The focus is on diamond surfaces, but the content is relevant for other structurally related materials such as Si, Ge, III-V, II-VI semiconductors and the surfaces of other semiconductors, insulators and metals.
The students will gain a working knowledge of surface-specific characterisation methods widely applied in research and industrial laboratories for the characterisation of the structural, electronic and chemical properties of surfaces, interfaces and coatings. The course outline is:
Lectures 1-2: Physical structure of surfaces and interfaces (John Foord)

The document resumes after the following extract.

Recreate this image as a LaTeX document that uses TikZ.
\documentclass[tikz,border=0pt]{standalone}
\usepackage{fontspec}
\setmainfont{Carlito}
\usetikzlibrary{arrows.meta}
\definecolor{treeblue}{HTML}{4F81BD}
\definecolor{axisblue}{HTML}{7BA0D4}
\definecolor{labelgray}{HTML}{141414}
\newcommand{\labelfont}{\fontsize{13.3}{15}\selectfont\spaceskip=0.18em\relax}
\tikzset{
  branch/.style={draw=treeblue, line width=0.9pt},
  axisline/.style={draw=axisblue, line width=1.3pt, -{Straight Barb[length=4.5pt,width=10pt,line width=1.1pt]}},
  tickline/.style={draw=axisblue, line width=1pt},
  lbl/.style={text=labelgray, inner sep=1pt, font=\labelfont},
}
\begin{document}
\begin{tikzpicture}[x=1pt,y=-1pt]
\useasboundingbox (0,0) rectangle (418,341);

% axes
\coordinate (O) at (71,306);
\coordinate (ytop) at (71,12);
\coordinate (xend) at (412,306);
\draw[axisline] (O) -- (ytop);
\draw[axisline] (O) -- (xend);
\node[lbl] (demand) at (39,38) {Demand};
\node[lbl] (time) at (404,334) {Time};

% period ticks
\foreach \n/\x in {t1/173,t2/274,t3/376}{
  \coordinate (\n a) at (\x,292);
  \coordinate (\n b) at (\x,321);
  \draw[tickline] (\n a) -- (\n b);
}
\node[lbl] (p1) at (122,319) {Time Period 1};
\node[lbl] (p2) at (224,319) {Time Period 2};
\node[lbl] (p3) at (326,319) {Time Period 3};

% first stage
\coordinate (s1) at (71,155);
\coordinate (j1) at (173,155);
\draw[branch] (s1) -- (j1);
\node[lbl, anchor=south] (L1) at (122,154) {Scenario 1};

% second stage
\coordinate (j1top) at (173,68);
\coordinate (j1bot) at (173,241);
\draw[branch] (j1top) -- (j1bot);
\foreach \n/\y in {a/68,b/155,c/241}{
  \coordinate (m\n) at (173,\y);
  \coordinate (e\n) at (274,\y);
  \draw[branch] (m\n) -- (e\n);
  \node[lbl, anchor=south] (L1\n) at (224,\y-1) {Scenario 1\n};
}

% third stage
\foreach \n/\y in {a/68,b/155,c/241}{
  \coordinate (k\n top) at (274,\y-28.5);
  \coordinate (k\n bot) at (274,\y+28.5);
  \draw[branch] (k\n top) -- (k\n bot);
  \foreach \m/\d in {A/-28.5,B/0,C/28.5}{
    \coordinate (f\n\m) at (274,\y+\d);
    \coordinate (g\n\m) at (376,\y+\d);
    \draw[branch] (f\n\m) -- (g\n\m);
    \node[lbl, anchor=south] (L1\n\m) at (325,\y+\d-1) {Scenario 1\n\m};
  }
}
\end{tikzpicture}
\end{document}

Structure and nomenclature for surface atomic structure in comparison with the bulk crystal structure; the principal low index faces of FCC, BCC and wurzite; atomic rearrangement in real surfaces (reconstruction); surface-specific defects (point defects, step edges, terraces) surfaces as templates for epitaxial growth.
Lectures 3-4: Surface Chemistry (John Foord)
Surface chemistry: adsorption of atoms, molecules from molecules to thin films and coatings; physisorbed and chemisorbed species; adsorption isotherms, adsorption kinetics; adsorbate-induced structural changes; thin film growth modes.
Lectures 5-6: Surface Chemical Analysis (John Foord)
Surface chemical analysis: X-ray Photoelectron Spectroscopy (XPS); Auger Spectroscopy and Microscopy; Low Energy Electron Loss Spectroscopy (EELS); FT-IR.
Lectures 7-8: Surface electronic properties (Andy Evans)
2-d electronic band structure; work function and ionisation energy; surface and interface states; surface conductivity; band-bending; Fermi level pinning; metal-insulator transition; negative electron affinity; transfer doping.
Lectures 8-9: Interfaces and coatings (Andy Evans)
Metal contacts; insulator coatings; organic coatings; semiconductor heterojunctions; diamond-graphene; biointerfaces.
Lectures 10-11: Surface Structure Methods (Andy Evans)
Low Energy Electron Diffraction (LEED); Low Energy Electron Microscopy (LEEM); Reflection High Energy Electron Diffraction (RHEED); Scanning Electron Microscopy (SEM).
Lectures 11-13: Scanned probe methods (Andy Evans)
Scanning Tunnelling Microscopy (STM), Scanning Tunnelling Spectroscopy (STS); Atomic Force Microscopy (AFM), Electric Force Microscopy (EFM).
Lectures 14-15: Electronic structure methods (Andy Evans)
Ultra-violet Photoelectron Spectroscopy (UPS); Angle-resolved Photoelectron Spectroscopy (ARPES); Inverse Photoelectron Spectroscopy (IPS).
Lecture 16: Synchrotron Radiation and neutron methods (Andy Evans)
X-ray Diffraction (XRD); X-ray scattering; X-ray Absorption Spectroscopy; Grazing Incidence XRD; Photoelectron Microscopy (PEEM); Neutron scattering.